When we are proud of our work we do better with our gifts we have been "given", though when we are prideful, we do worst with gifts we think we "have" of our own virtue. T
his is a key difference. When we are "prideful" about our gifts, we tend to hedge, procrastinate, and engage, and more readily resort to defensive reactions.

Proud is rooted in the idea that I have been given a gift and I have a responsibility, as a steward, to make best use of this gift in order to manifest the genius of the giver, first God, then our families then our communities. Pride is rooted in the idea that I am self-made & cultivated and that I can use my gift, or not, based on my own selfish ends. And, yes, I am suggesting that not using our gifts out of fear, laziness, perfectionism, even out of a sense of humility, is a form of selfishness resulting from our failure to get past our own self-absorption to recognize that the "givers'" need for what we have to offer is more important than our need to be safe from looking bad.

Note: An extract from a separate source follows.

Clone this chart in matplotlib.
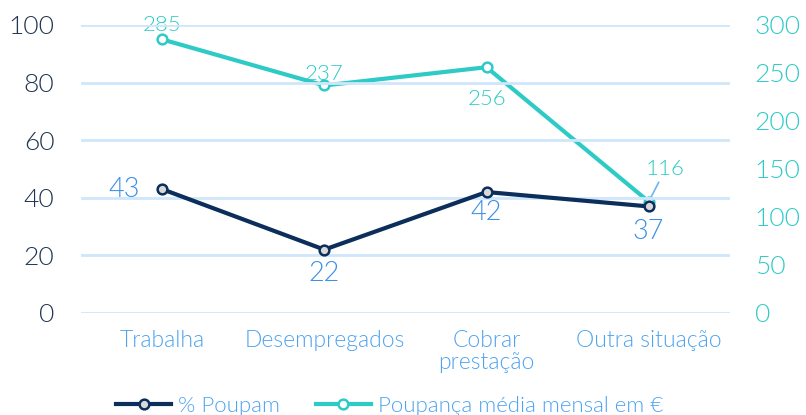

When we work from a position of "proud", we are:
1. confident, not so much in ourselves as in the "Giver" and "givers" who have developed our gift in us, though self-confidence should grow over time,
2. persistent, committed to sharpening our gifts over time despite opposition, mistakes and adversity , with a sense of hope in future mastery
3. assertive, looking for opportunities to offer, and offering, our gifts, and yes, even in the face of rejection and (seeming) lack of appreciation
4. mindful of the Source and sources of our giftedness, a antidote to pridefulness, which proud always has the potential of easily converting itself into

When we work from a position of "pride", we:
1. lack confidence and then overcompensate for such lack by being brash, defensive, procrastinators, quitters, etc.
2. lack persistence, assuming that opposition and adversity are the normal weather of getting anything done, and hope in the idea that time improves whatever we practice consistently, for good and for neglect
3. envy others' gifts, believing that what others have been given is innately better than what we have been given, misinvesting energy that would be more productively spent "sharpening our own saws" (Covey)
4. blame others and circumstances for our neglect in developing and offering our gifts, seeing opposition and diversity as a insurmountable unfair impediments, which they are not
5. are unmindful of the Source and sources of our giftedness, and thus succumbing to pride think we are the source, and usually an inadequate one at that.

Clearly, we need more proudness and less pridefulness in the world. The world is starved every time we choose pride over proud. Let's study today to act of maintaining a greater stance of proudfulness, versus pridefulness, in how we go about offering our gifts in the world.